The situation is now much worse. By 2020-21, the entire media village site will also have been vacated, and 7,000 jobs will have gone from my constituency. Why? Because the BBC has failed to see the possibility of retrenchment and the need to cut back on costs. I was told by a prominent insider that the BBC had three gears for growth: fast, faster and tardis. It has built Salford—a soulless project—and the vanity project of Broadcasting House; consequently, the only site it can dispose of is White City, and 60 years of history there will go, through sheer poor planning.
The BBC was at the centre of a vision for the White City area as the media centre for not just this country, but probably Europe. Instead, we will have faceless developments of multi-storey luxury flats for foreign investors. In fact, the future of the first major BBC site, at Wood lane, would have gone before a planning committee tonight were it not for legal challenges by residents that have forced the report to be withdrawn.
The only silver lining might have been if the BBC was making a lot of money out of the disposals, to subsidise programme making and to avoid the sort of staff cuts that my hon. Friend the Member for Hayes and Harlington (John McDonnell) spoke about. The BBC manages such things so badly; it has sold the sites at an undervalue. The proposal for the Wood lane site is what we call the poor man’s Shard—a 35-storey block of luxury flats. I am told that the BBC sold the site at an undervalue, and no doubt—it is in the press—it is also selling its TV centre site at an undervalue, getting a poor deal for licence payers.
I hope that the new director-general will change the BBC’s culture and management. The BBC’s history, certainly during the time that I have represented the area as an MP, has been tragic, in its service to licence fee payers and to my constituents. I wish that I had more time to talk about what I believe to be editorial and managerial mistakes made by the BBC. Three years ago, the BBC thought it was a good idea to bring Britain’s leading fascist to the centre of one of the most multicultural areas of the country, to appear on “Question Time”, and after the invasion of Gaza, it declined to broadcast the Disasters Emergency Committee appeal, despite the thousands of deaths and the destruction of infrastructure.
Those examples reveal deep problems at the heart of how the BBC is run, and the last thing that it wants is for us to say, “Carry on; you’re doing a wonderful job.” I genuinely want the BBC to continue as a leading world broadcaster, but that will not happen without major reform right at the top of the organisation.

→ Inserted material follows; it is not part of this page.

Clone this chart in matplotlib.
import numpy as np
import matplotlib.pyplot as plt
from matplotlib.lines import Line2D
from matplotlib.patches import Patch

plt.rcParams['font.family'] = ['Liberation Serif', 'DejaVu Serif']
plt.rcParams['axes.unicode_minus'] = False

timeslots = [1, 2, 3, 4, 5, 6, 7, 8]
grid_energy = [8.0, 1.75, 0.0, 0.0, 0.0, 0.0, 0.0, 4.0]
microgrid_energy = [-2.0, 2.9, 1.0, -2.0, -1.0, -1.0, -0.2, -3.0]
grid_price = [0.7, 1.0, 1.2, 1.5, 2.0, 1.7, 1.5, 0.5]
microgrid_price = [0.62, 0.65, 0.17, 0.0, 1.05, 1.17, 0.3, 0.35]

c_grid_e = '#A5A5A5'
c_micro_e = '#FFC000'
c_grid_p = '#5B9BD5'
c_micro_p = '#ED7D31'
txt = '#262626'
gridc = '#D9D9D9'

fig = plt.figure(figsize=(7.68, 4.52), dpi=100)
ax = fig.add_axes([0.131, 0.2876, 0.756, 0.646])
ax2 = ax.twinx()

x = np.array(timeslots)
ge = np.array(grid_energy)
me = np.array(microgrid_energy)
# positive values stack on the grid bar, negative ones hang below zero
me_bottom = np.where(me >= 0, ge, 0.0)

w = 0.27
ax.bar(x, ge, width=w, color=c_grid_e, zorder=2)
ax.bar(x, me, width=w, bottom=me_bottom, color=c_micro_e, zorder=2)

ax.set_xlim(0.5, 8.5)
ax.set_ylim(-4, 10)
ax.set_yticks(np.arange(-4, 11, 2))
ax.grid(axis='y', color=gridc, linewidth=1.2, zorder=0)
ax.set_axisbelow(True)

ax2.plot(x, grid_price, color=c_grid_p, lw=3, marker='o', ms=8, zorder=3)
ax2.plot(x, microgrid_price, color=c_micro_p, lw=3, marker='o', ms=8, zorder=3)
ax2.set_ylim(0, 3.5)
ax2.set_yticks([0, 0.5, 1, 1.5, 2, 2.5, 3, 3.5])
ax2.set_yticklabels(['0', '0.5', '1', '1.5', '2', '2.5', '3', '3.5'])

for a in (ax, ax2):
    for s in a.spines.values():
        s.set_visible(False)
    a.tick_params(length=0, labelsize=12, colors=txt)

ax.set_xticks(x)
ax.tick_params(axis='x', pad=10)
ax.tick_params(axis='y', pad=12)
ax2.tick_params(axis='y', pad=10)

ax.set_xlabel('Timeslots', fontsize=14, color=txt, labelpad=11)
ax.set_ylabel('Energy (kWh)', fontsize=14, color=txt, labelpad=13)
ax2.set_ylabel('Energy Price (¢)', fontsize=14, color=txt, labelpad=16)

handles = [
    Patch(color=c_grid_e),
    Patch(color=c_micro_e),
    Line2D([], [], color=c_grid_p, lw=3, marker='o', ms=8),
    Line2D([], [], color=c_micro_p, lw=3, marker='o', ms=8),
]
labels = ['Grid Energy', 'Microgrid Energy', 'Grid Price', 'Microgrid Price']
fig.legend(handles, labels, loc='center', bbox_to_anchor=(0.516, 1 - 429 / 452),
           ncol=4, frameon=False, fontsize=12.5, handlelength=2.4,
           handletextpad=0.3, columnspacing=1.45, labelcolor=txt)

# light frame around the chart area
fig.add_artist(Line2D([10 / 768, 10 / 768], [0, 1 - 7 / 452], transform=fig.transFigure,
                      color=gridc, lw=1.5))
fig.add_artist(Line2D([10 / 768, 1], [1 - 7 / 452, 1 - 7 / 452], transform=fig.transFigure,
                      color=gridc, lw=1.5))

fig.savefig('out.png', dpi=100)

Diversity is the exact issue that I want to address. There are various dimensions to diversity. A big survey on how women are used in programming focused on the number of women employed by the BBC and the number of women experts whom it interviews. It found that the number of women used is way below that of men, which is not acceptable, because women also pay the licence fee. We cannot tolerate it.
Does having more men in management result in a better picture on the screen? The new director-general is, of course, a man—as Jack Lemmon was told at the end of “Some Like It Hot”, “Well, nobody’s perfect.”—but I hope that he will continue the process of enabling us to see more women on screen.

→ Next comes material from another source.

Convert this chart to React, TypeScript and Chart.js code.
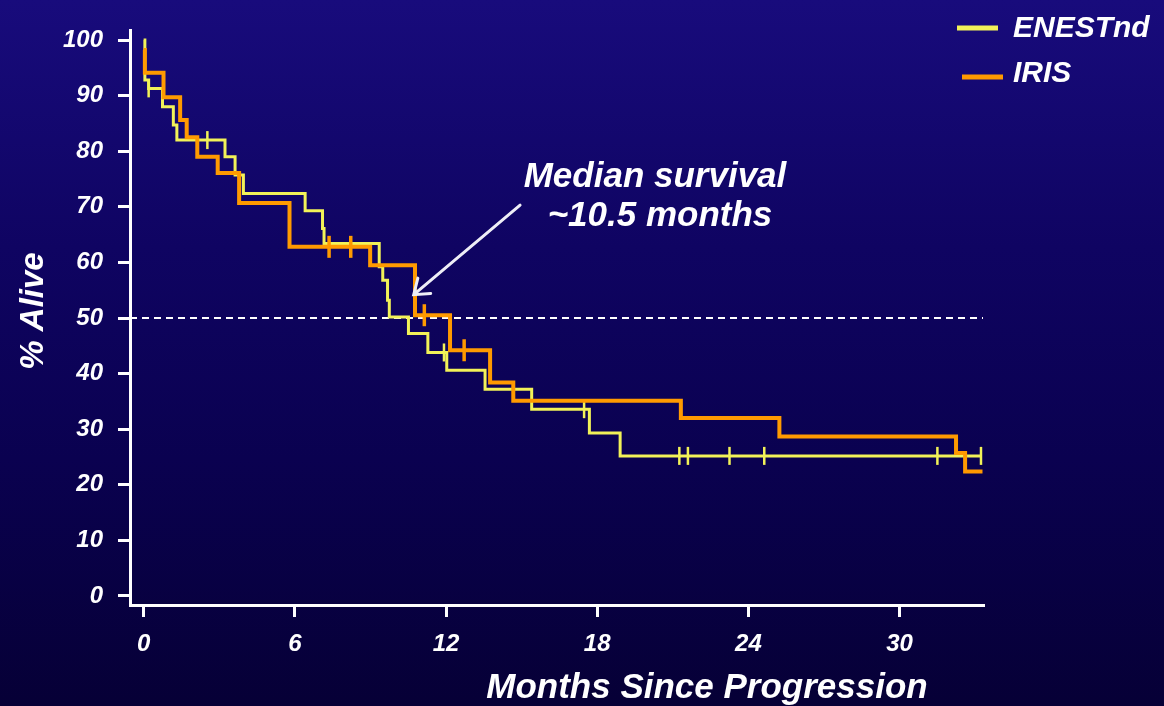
import React, { useEffect, useRef } from 'react';
import { Chart, registerables } from 'chart.js';

Chart.register(...registerables);

// ---- axis ranges & ticks ----
const X_MIN = -0.54;
const X_MAX = 33.31;
const Y_MIN = -1.62;
const Y_MAX = 101.8;
const xTickValues = [0, 6, 12, 18, 24, 30];
const yTickValues = [0, 10, 20, 30, 40, 50, 60, 70, 80, 90, 100];

// ---- series ----
const seriesNames = ['ENESTnd', 'IRIS'];

const enestTimes = [0, 0.05, 0.2, 0.75, 1.18, 1.32, 3.23, 3.63, 3.96, 6.41, 7.1, 7.16, 9.35, 9.49, 9.68, 9.75, 10.51, 11.28, 12.03, 13.55, 15.4, 17.69, 18.91, 33.26];
const enestSurvival = [100, 92.8, 91.3, 88.0, 84.7, 82.0, 79.0, 75.7, 72.4, 69.3, 66.1, 63.4, 59.2, 56.8, 53.2, 50.2, 47.2, 43.8, 40.6, 37.2, 33.6, 29.3, 25.2, 25.2];
const enestCensorTimes = [0.2, 2.53, 11.92, 17.48, 21.26, 21.6, 23.25, 24.63, 31.5, 33.23];
const enestCensorSurvival = [91.3, 82.0, 43.8, 33.6, 25.2, 25.2, 25.2, 25.2, 25.2, 25.2];

const irisTimes = [0, 0.05, 0.79, 1.45, 1.71, 2.13, 2.94, 3.79, 5.79, 8.99, 10.77, 12.16, 13.75, 14.67, 21.32, 25.23, 32.24, 32.6, 33.29];
const irisSurvival = [98.2, 94.1, 89.7, 85.6, 82.5, 79.0, 76.1, 70.7, 62.8, 59.5, 50.5, 44.2, 38.4, 35.1, 32.0, 28.7, 25.7, 22.4, 22.4];
const irisCensorTimes = [7.36, 8.22, 11.14, 12.72];
const irisCensorSurvival = [62.8, 62.8, 50.5, 44.2];

const medianLevel = 50;

// annotation (data coordinates)
const arrowTail = { x: 14.94, y: 70.3 };
const arrowTip = { x: 10.72, y: 54.2 };
const annotationLines = ['Median survival', '~10.5 months'];

const YELLOW = '#f2f258';
const ORANGE = '#ff9a00';
const FONT = '"Liberation Sans", Arial, Helvetica, sans-serif';

const toPoints = (xs: number[], ys: number[]) => xs.map((x, i) => ({ x, y: ys[i] }));

const overlayPlugin = {
  id: 'overlay',
  afterDraw(chart: any) {
    const { ctx, scales } = chart;
    const xs = scales.x;
    const ys = scales.y;
    ctx.save();
    ctx.fillStyle = '#ffffff';
    ctx.strokeStyle = '#ffffff';

    // axis titles
    ctx.font = `italic bold 35px ${FONT}`;
    ctx.textAlign = 'center';
    ctx.textBaseline = 'alphabetic';
    ctx.fillText('Months Since Progression', 707, 698);
    ctx.save();
    ctx.translate(43, 311);
    ctx.rotate(-Math.PI / 2);
    ctx.font = `italic bold 33px ${FONT}`;
    ctx.fillText('% Alive', 0, 0);
    ctx.restore();

    // annotation text
    ctx.font = `italic bold 35px ${FONT}`;
    ctx.fillText(annotationLines[0], 655, 187);
    ctx.fillText(annotationLines[1], 660, 226);

    // arrow
    const x1 = xs.getPixelForValue(arrowTail.x);
    const y1 = ys.getPixelForValue(arrowTail.y);
    const x2 = xs.getPixelForValue(arrowTip.x);
    const y2 = ys.getPixelForValue(arrowTip.y);
    ctx.strokeStyle = '#eeeef6';
    ctx.lineWidth = 3;
    ctx.lineCap = 'round';
    ctx.beginPath();
    ctx.moveTo(x1, y1);
    ctx.lineTo(x2, y2);
    const ang = Math.atan2(y1 - y2, x1 - x2);
    const len = 17;
    const spread = (36 * Math.PI) / 180;
    ctx.moveTo(x2 + Math.cos(ang - spread) * len, y2 + Math.sin(ang - spread) * len);
    ctx.lineTo(x2, y2);
    ctx.lineTo(x2 + Math.cos(ang + spread) * len, y2 + Math.sin(ang + spread) * len);
    ctx.stroke();

    // legend
    ctx.lineCap = 'butt';
    ctx.lineWidth = 5;
    ctx.strokeStyle = YELLOW;
    ctx.beginPath();
    ctx.moveTo(957, 28);
    ctx.lineTo(998, 28);
    ctx.stroke();
    ctx.strokeStyle = ORANGE;
    ctx.beginPath();
    ctx.moveTo(962, 77);
    ctx.lineTo(1003, 77);
    ctx.stroke();
    ctx.fillStyle = '#ffffff';
    ctx.font = `italic bold 30px ${FONT}`;
    ctx.textAlign = 'left';
    ctx.fillText(seriesNames[0], 1013, 37);
    ctx.fillText(seriesNames[1], 1013, 82);
    ctx.restore();
  },
};

export default function App() {
  const canvasRef = useRef<HTMLCanvasElement | null>(null);

  useEffect(() => {
    if (!canvasRef.current) return;
    const tickFont = { family: FONT, size: 24, weight: 'bold' as const, style: 'italic' as const };
    const chart = new Chart(canvasRef.current, {
      type: 'line',
      data: {
        datasets: [
          {
            label: seriesNames[1] + ' censored',
            data: toPoints(irisCensorTimes, irisCensorSurvival),
            showLine: false,
            pointStyle: 'line',
            rotation: 90,
            pointRadius: 11,
            pointBorderWidth: 3.5,
            pointBorderColor: ORANGE,
            pointBackgroundColor: ORANGE,
            order: 0,
          },
          {
            label: seriesNames[1],
            data: toPoints(irisTimes, irisSurvival),
            stepped: 'before',
            borderColor: ORANGE,
            borderWidth: 4,
            pointRadius: 0,
            fill: false,
            order: 1,
          },
          {
            label: seriesNames[0] + ' censored',
            data: toPoints(enestCensorTimes, enestCensorSurvival),
            showLine: false,
            pointStyle: 'line',
            rotation: 90,
            pointRadius: 9,
            pointBorderWidth: 2.5,
            pointBorderColor: YELLOW,
            pointBackgroundColor: YELLOW,
            order: 2,
          },
          {
            label: seriesNames[0],
            data: toPoints(enestTimes, enestSurvival),
            stepped: 'before',
            borderColor: YELLOW,
            borderWidth: 3,
            pointRadius: 0,
            fill: false,
            order: 3,
          },
          {
            label: 'median',
            data: [
              { x: X_MIN, y: medianLevel },
              { x: X_MAX, y: medianLevel },
            ],
            borderColor: '#ffffff',
            borderWidth: 2,
            borderDash: [7, 5],
            pointRadius: 0,
            fill: false,
            order: 4,
          },
        ],
      },
      options: {
        animation: false,
        responsive: false,
        devicePixelRatio: 1,
        layout: { padding: { left: 0, top: 30, right: 181, bottom: 0 } },
        plugins: {
          legend: { display: false },
          title: { display: false },
          tooltip: { enabled: false },
        },
        scales: {
          x: {
            type: 'linear',
            min: X_MIN,
            max: X_MAX,
            afterBuildTicks: (scale: any) => {
              scale.ticks = xTickValues.map((v) => ({ value: v }));
            },
            afterFit: (scale: any) => {
              scale.height = 101;
            },
            grid: {
              display: true,
              drawOnChartArea: false,
              drawTicks: true,
              tickLength: 12,
              color: '#ffffff',
              lineWidth: 3,
            },
            border: { display: true, color: '#ffffff', width: 3 },
            ticks: {
              color: '#ffffff',
              font: tickFont,
              padding: 13,
              autoSkip: false,
              maxRotation: 0,
              callback: (v: any) => String(v),
            },
          },
          y: {
            type: 'linear',
            min: Y_MIN,
            max: Y_MAX,
            afterBuildTicks: (scale: any) => {
              scale.ticks = yTickValues.map((v) => ({ value: v }));
            },
            afterFit: (scale: any) => {
              scale.width = 130;
            },
            grid: {
              display: true,
              drawOnChartArea: false,
              drawTicks: true,
              tickLength: 12,
              color: '#ffffff',
              lineWidth: 3,
            },
            border: { display: true, color: '#ffffff', width: 3 },
            ticks: {
              color: '#ffffff',
              font: tickFont,
              padding: 15,
              autoSkip: false,
              callback: (v: any) => String(v),
            },
          },
        },
      },
      plugins: [overlayPlugin],
    });
    return () => chart.destroy();
  }, []);

  return (
    <div
      style={{
        position: 'fixed',
        left: 0,
        top: 0,
        width: 1164,
        height: 706,
        background: 'linear-gradient(180deg, #180b7c 0%, #0f0462 35%, #0a0150 65%, #060036 100%)',
      }}
    >
      <canvas ref={canvasRef} width={1164} height={706} style={{ display: 'block' }} />
    </div>
  );
}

My final point on diversity relates to the regions, which many hon. Members have mentioned. With apologies to my hon. Friend the Member for Hammersmith (Mr Slaughter), who made a devastating critique of the BBC’s property portfolio management—he seems to have renamed himself the hon. Member for White City—the BBC is, and is perceived to be, very London-centric. A major effort was made to address that by moving to Salford. The fact is that Salford and London are two places and there are many more places across the entire nation. We want to see programmes that reflect life in many other areas.
For example, it is the Durham miners ‘gala this Saturday. Eighty thousand people will be in Durham listening to speeches at this huge cultural festival, which has been going on for 125 years. I have never seen any national coverage of the miners’ gala. We will get it this year, because the leader of the Opposition, my right hon. Friend the Member for Doncaster North (Edward Miliband), will make a speech, but we should receive the coverage anyway. It should not require that speech for people to see such a major event. The regions and the issue of diversity are extremely important.
I do not disagree with my hon. Friend. Had the BBC not gone to where it did in Salford, it could have gone into Moss Side or into a deprived area, which White City is, of course, although the BBC never engages with the community there. The development in Salford is utterly soulless and completely cut off from the rest of the world. Moreover, what does my hon. Friend think of the Broadcasting House development on one of the most expensive real estate sites in the world?
I have not yet visited the new building. There is more to say about dumbing down and received wisdom, but I am sure that the whole Chamber would like to hear from the Minister, so I will draw my remarks to a close.